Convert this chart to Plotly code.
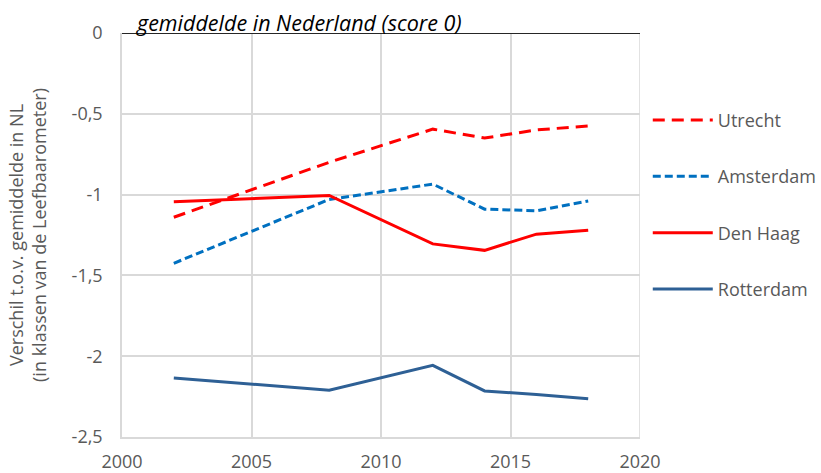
import plotly.graph_objects as go

years = [2002, 2008, 2012, 2014, 2016, 2018]
utrecht = [-1.14, -0.80, -0.595, -0.65, -0.60, -0.575]
amsterdam = [-1.425, -1.03, -0.935, -1.09, -1.10, -1.04]
den_haag = [-1.045, -1.005, -1.305, -1.345, -1.245, -1.22]
rotterdam = [-2.135, -2.21, -2.057, -2.215, -2.237, -2.263]

x_ticks = [2000, 2005, 2010, 2015, 2020]
y_ticks = [0, -0.5, -1, -1.5, -2, -2.5]
y_tick_labels = ["0", "-0,5", "-1", "-1,5", "-2", "-2,5"]

FONT = "Open Sans"
GREY = "#595959"
GRID = "#d9d9d9"

series = [
    ("Utrecht", utrecht, "#ff0000", "12px,7px"),
    ("Amsterdam", amsterdam, "#0070c0", "8px,4px"),
    ("Den Haag", den_haag, "#ff0000", "solid"),
    ("Rotterdam", rotterdam, "#2e6095", "solid"),
]

fig = go.Figure()
for i, (name, vals, color, dash) in enumerate(series):
    fig.add_trace(go.Scatter(
        x=years, y=vals, mode="lines", name=name, legendgroup=str(i),
        line=dict(color=color, width=3, dash=dash),
    ))

fig.update_layout(
    width=821, height=473,
    margin=dict(l=122, r=181, t=33, b=36, autoexpand=False),
    plot_bgcolor="white", paper_bgcolor="white",
    font=dict(family=FONT, color=GREY, size=16),
    showlegend=True,
    legend=dict(
        x=1.015, xanchor="left", y=0.83, yanchor="top",
        traceorder="grouped", tracegroupgap=30,
        font=dict(family=FONT, size=18, color=GREY),
        itemwidth=60, bgcolor="rgba(0,0,0,0)",
    ),
    xaxis=dict(
        range=[2000, 2020], tickvals=x_ticks, showgrid=True, automargin=False,
        gridcolor=GRID, gridwidth=1.5, showline=True, linecolor=GRID,
        linewidth=1.5, mirror=False, zeroline=False, ticks="",
        ticklabelstandoff=8,
        tickfont=dict(size=18, color=GREY, family=FONT),
    ),
    yaxis=dict(
        range=[-2.5, 0], tickvals=y_ticks, ticktext=y_tick_labels, automargin=False,
        showgrid=True, gridcolor=GRID, gridwidth=1.5, showline=True,
        linecolor=GRID, linewidth=1.5, zeroline=False, ticks="",
        ticklabelstandoff=14,
        tickfont=dict(size=18, color=GREY, family=FONT),
        title=dict(text="Verschil t.o.v. gemiddelde in NL<br>(in klassen van de Leefbaarometer)",
                   font=dict(size=18, color=GREY, family=FONT), standoff=20),
    ),
    shapes=[
        dict(type="line", xref="paper", x0=0, x1=1, yref="y", y0=0, y1=0,
             line=dict(color="#262626", width=2)),
        dict(type="line", xref="x", x0=2020, x1=2020, yref="paper", y0=0, y1=1,
             line=dict(color=GRID, width=1.5), layer="below"),
    ],
    annotations=[
        dict(text="<i>gemiddelde in Nederland (score 0)</i>", xref="paper", yref="paper",
             x=0.023, y=1, xanchor="left", yanchor="bottom", yshift=-6, showarrow=False,
             font=dict(size=21.5, color="black", family=FONT)),
    ],
)

fig.write_html("out.html", config={"displayModeBar": False},
               post_script="document.body.style.margin='0px';")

┄┄┄┄┄┄┄┄┄┄

Repeat the material above verbatim. Leave the pictures behind.

* **RESULT FOR THIS TASK**
Convert this chart to Plotly code.
import plotly.graph_objects as go

years = [2002, 2008, 2012, 2014, 2016, 2018]
utrecht = [-1.14, -0.80, -0.595, -0.65, -0.60, -0.575]
amsterdam = [-1.425, -1.03, -0.935, -1.09, -1.10, -1.04]
den_haag = [-1.045, -1.005, -1.305, -1.345, -1.245, -1.22]
rotterdam = [-2.135, -2.21, -2.057, -2.215, -2.237, -2.263]

x_ticks = [2000, 2005, 2010, 2015, 2020]
y_ticks = [0, -0.5, -1, -1.5, -2, -2.5]
y_tick_labels = ["0", "-0,5", "-1", "-1,5", "-2", "-2,5"]

FONT = "Open Sans"
GREY = "#595959"
GRID = "#d9d9d9"

series = [
    ("Utrecht", utrecht, "#ff0000", "12px,7px"),
    ("Amsterdam", amsterdam, "#0070c0", "8px,4px"),
    ("Den Haag", den_haag, "#ff0000", "solid"),
    ("Rotterdam", rotterdam, "#2e6095", "solid"),
]

fig = go.Figure()
for i, (name, vals, color, dash) in enumerate(series):
    fig.add_trace(go.Scatter(
        x=years, y=vals, mode="lines", name=name, legendgroup=str(i),
        line=dict(color=color, width=3, dash=dash),
    ))

fig.update_layout(
    width=821, height=473,
    margin=dict(l=122, r=181, t=33, b=36, autoexpand=False),
    plot_bgcolor="white", paper_bgcolor="white",
    font=dict(family=FONT, color=GREY, size=16),
    showlegend=True,
    legend=dict(
        x=1.015, xanchor="left", y=0.83, yanchor="top",
        traceorder="grouped", tracegroupgap=30,
        font=dict(family=FONT, size=18, color=GREY),
        itemwidth=60, bgcolor="rgba(0,0,0,0)",
    ),
    xaxis=dict(
        range=[2000, 2020], tickvals=x_ticks, showgrid=True, automargin=False,
        gridcolor=GRID, gridwidth=1.5, showline=True, linecolor=GRID,
        linewidth=1.5, mirror=False, zeroline=False, ticks="",
        ticklabelstandoff=8,
        tickfont=dict(size=18, color=GREY, family=FONT),
    ),
    yaxis=dict(
        range=[-2.5, 0], tickvals=y_ticks, ticktext=y_tick_labels, automargin=False,
        showgrid=True, gridcolor=GRID, gridwidth=1.5, showline=True,
        linecolor=GRID, linewidth=1.5, zeroline=False, ticks="",
        ticklabelstandoff=14,
        tickfont=dict(size=18, color=GREY, family=FONT),
        title=dict(text="Verschil t.o.v. gemiddelde in NL<br>(in klassen van de Leefbaarometer)",
                   font=dict(size=18, color=GREY, family=FONT), standoff=20),
    ),
    shapes=[
        dict(type="line", xref="paper", x0=0, x1=1, yref="y", y0=0, y1=0,
             line=dict(color="#262626", width=2)),
        dict(type="line", xref="x", x0=2020, x1=2020, yref="paper", y0=0, y1=1,
             line=dict(color=GRID, width=1.5), layer="below"),
    ],
    annotations=[
        dict(text="<i>gemiddelde in Nederland (score 0)</i>", xref="paper", yref="paper",
             x=0.023, y=1, xanchor="left", yanchor="bottom", yshift=-6, showarrow=False,
             font=dict(size=21.5, color="black", family=FONT)),
    ],
)

fig.write_html("out.html", config={"displayModeBar": False},
               post_script="document.body.style.margin='0px';")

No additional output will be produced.